A citação encontra-se no capítulo intitulado “A teoria transformada”, conforme a divisão feita pelo editor das cartas, páginas 273-274. Nesta citação, Freud problematiza se o mesmo que pode ser encontrado em Édipo rei (o tema do incesto e parricídio) não poderia ser, mutatis mutandis, encontrado também na peça Hamlet. É importante mencionar que a mesma carta se encontra na Edição Standard Brasileiras das Obras Psicológicas Completas de Sigmund Freud vol. I.
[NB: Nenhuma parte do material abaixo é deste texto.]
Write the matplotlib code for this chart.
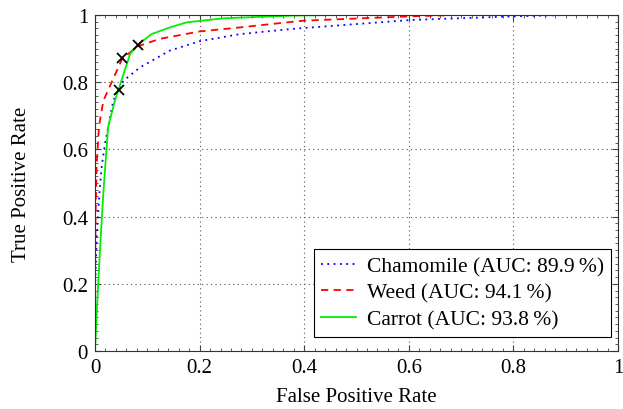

Cada pessoa da platéia foi, um dia, um Édipo em potencial na fantasia, e cada uma recua, horrorizada, diante da realização de sonho ali transplantada para a realidade, com toda a carga de recalcamento que separa seu estado infantil do estado atual. Passou-me fugazmente pela cabeça a idéia de que a mesma coisa estaria também na base do Hamlet. Não estou pensando na intenção consciente de Shakespeare, mas creio, ao contrário, que um acontecimento real tenha estimulado o poeta a criar sua representação no sentido de que seu inconsciente compreendeu o inconsciente de seu herói. Como é que Hamlet, histérico, justifica suas palavras: "E assim a consciência nos torna a todos covardes”? Como explica sua hesitação em vingar o pai através do assassinato do tio — ele, o mesmo homem que manda seus cortesãos para a morte sem nenhum escrúpulo e que é positivamente precipitado ao assassinar Laertes?³ Como |explicá-lo| senão pela tortura que ele sofre em vista da obscura lembrança de que ele próprio havia contemplado praticar a mesma ação contra o pai, por paixão pela mãe, e — “a se tratar cada homem segundo seu merecimento, quem ‘escapara do açoite’ ”? Sua consciência |moral| é seu sentimento inconsciente de culpa. E não será sua alienação sexual, no diálogo com Ofélia, tipicamente histérica? E sua rejeição do instinto que visa a gerar filhos? E, por fim, sua transferência da ação de seu próprio pai para o pai de Ofélia? E não pune ele a si próprio, no final, do mesmo modo maravilhoso que fazem meus pacientes histéricos, sofrendo destino idêntico ao do pai, ao ser envenenado pelo mesmo rival? (Masson, 1986, p. 273-274).
Há uma nota do editor corrigindo uma afirmação de Freud:
Na verdade, Hamlet mata Polônio, e não Laertes (Masson, 1986, p. 274).